According to the Sunflower State Journal, Rep. Jared Ousley (D-Merriam) said the district he serves, USD 512 Shawnee Mission, is shifting $23 million from general education to special education to meet what he called the “funding demands.” That may be what the district told Ousley, but the district’s financial records show the transfer is unnecessary.

USD 512 began the 2020 school year with a $13 million carryover cash balance in the SPED fund. State aid for special education and local transfers exceeded expenditures by nearly $5 million that year, pushing the ending carryover cash reserve to $18 million. Revenue also exceeded expenditures each year since, and the district began this year with more than $41 million in carryover cash reserves.

special education transactions for Shawnee Mission

Unnecessary transfers in prior years mean there probably is no need to transfer anything this year.  If SPED expenditures and other revenue change proportionally to prior years, the district would merely return to the $18 million carryover cash balance it had in 2020.

Even that amount is unnecessary, as evidenced by balances held by other large districts and guidance from the Kansas Department of Education.
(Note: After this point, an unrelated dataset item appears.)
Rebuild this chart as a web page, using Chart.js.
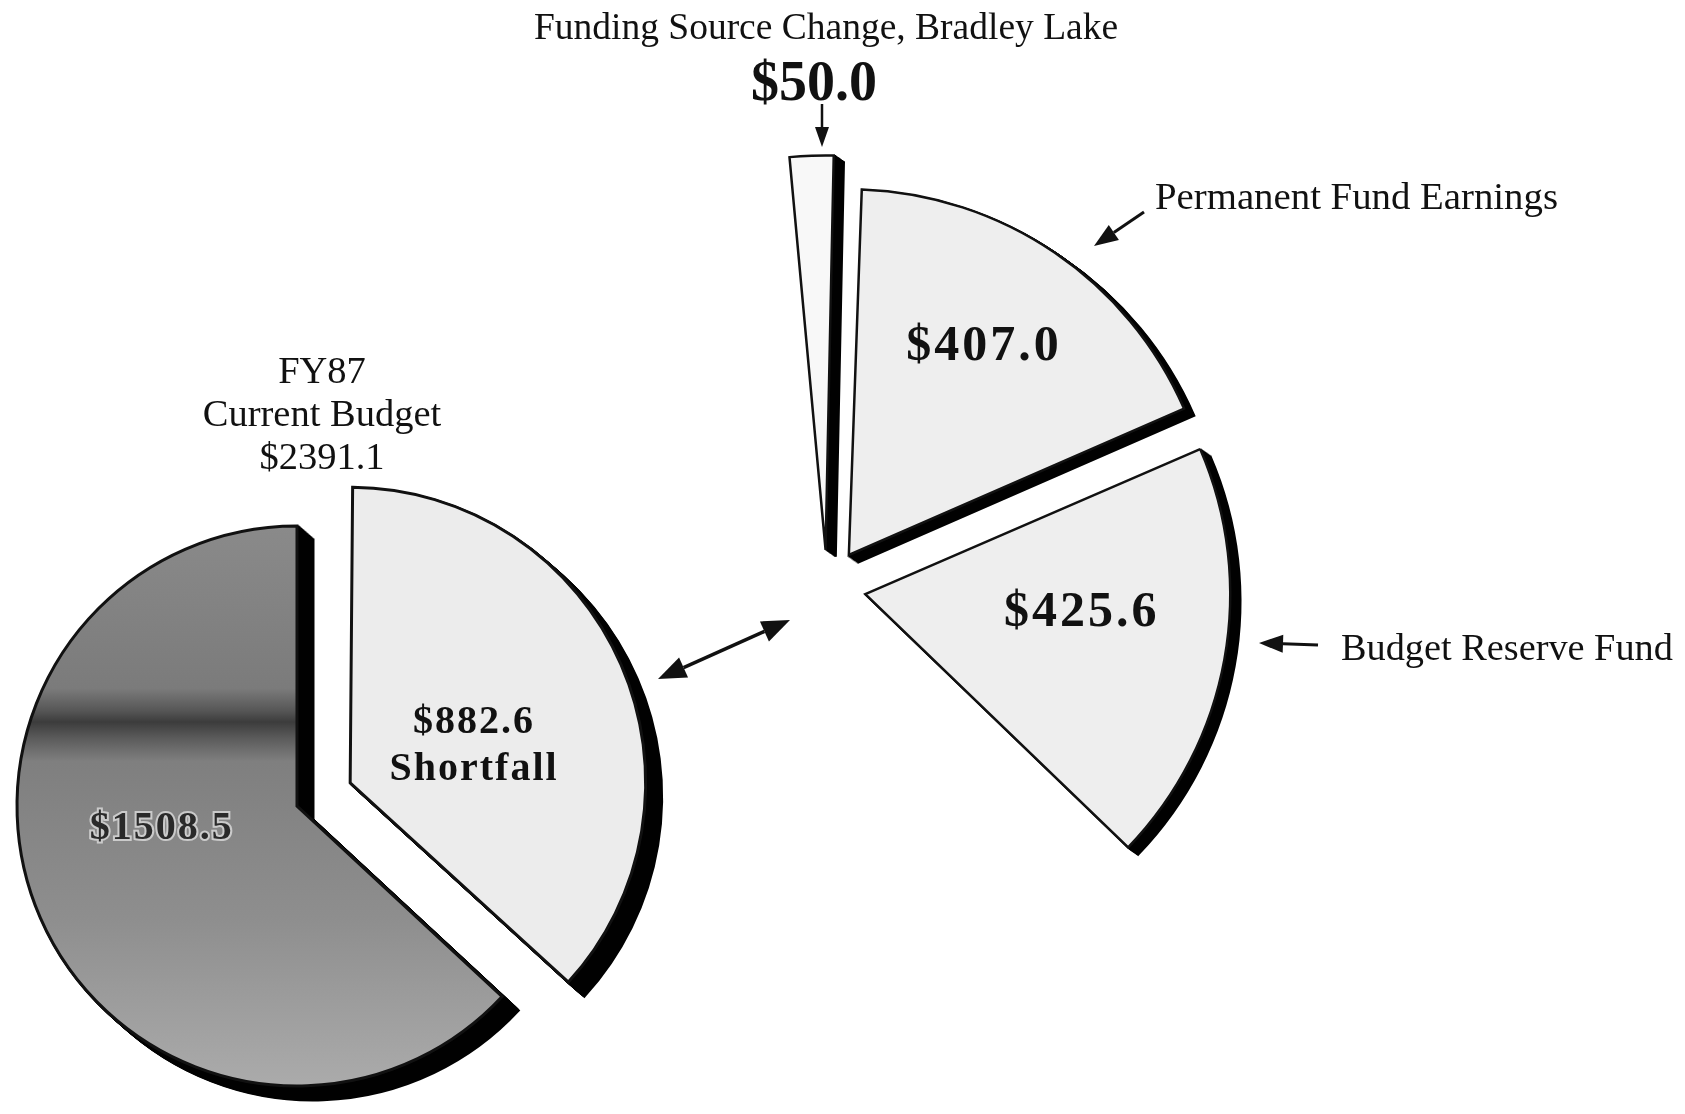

KSDE Director of Finance Dale Brungardt told me in an email that school districts don’t need an ending balance in a fund like special education to pay bills at the beginning of the year; they need the money somewhere, but it doesn’t have to be in the special education fund to provide special education services.

USD 500 Kansas City, for example, began this school year with zero balance in special education.

Special education is just one of many operating funds that school districts use.  Collectively, they had $468 million at the beginning of the 2006 school year, and the total ballooned to $1.3 billion last year. Most of the increase represents state and local tax dollars collected but not spent.

Most school districts have the ability to meet their needs without unnecessarily adding more special education funding.

Special education funding exceeds the constitutional minimum

Education lobbyists argue that SPED is underfunded because a law exists that calls for the state to reimburse schools for 92% of their excess special education costs. However, the settlementreached between the Kansas Supreme Court and the Legislature called for a one-time special education funding increase of $44 million, with $7.5 million added each year thereafter. There is no dispute that that has been done, but education officials still want more…even though they aren’t spending all the money they get.

The Legislature should have repealed the no-longer-relevant special education funding formula, but it didn’t because legislators were effectively bullied to leave it there. They knew that school officials would falsely cry foul, and they didn’t want to deal with the pushback, so they did nothing. Last year, that inaction cost taxpayers about $75 million in extra special education funding; it was an election year, and some legislators would rather waste money than stand up for taxpayers and publicly disagree with the education lobby.

Education administrators and other school officials say it’s all about the kids, but for many of them, it’s all about money and elections.